Wednesday, August 16, 2006

University of New Mexico Graduation Project

Only about half of students who start college eventually earn a bachelor’s degree, and another 15 percent or so earn an associate’s degree. So over a third of those who start college leave before they complete their degree. Some of these college dropouts get close to graduation but still do not graduate. They leave in good academic standing. But other problems—at home, financial, health and other personal problems (in my case the military draft during the Vietnam War)—get in their way.

The University of New Mexico’s Graduation Project seeks out these near-graduate dropouts and invites them to return to complete their college work and receive their justly earned college degrees. Started in 1996 the Graduation Project has identified 3830 dropouts who left the University in good standing and were close to graduation. The Graduation Project has tracked down and re-enrolled 1934 of these dropouts (50.4%) and graduated 1342 of them (69.4% of those who have re-enrolled), with 197 more still enrolled as of last spring.

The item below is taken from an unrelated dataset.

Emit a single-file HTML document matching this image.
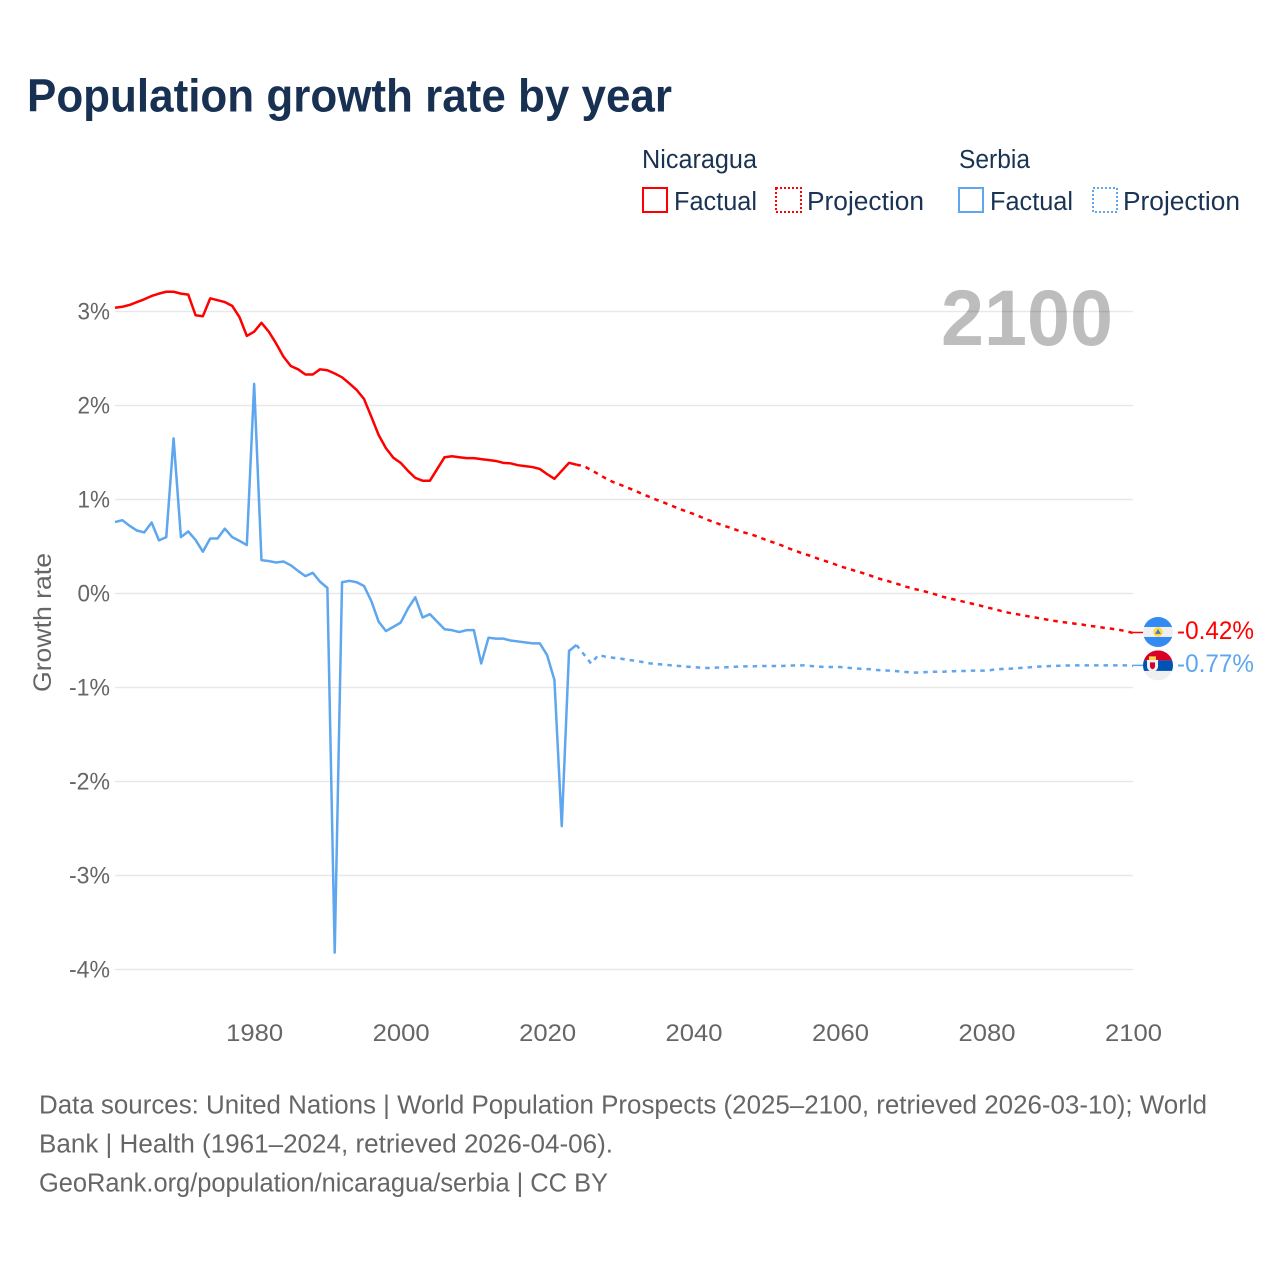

The average GPA at graduation of the dropouts/returnees was 3.03. The average GPA of the entire stopout cohort was 2.97. Of the 1342 who returned and graduated from the University of New Mexico, 30 have earned a graduate degree at UNM and 47 others were enrolled in graduate school.

A very few other colleges do this—we have heard of only two. The University of Wisconsin/Oshkosh and one of the CUNY colleges operates such a program. The University of Missouri at Columbia is moving towards a graduation project of its own.

The question that occurs to me is why every college does not have a Graduation Project like that of the University of New Mexico. Don’t colleges and universities care enough about their student stop-outs to seek them out, help them re-enroll, to address their problems and help them graduate? This is a win-win situation--if only colleges would reach out to their nearly-graduated dropouts.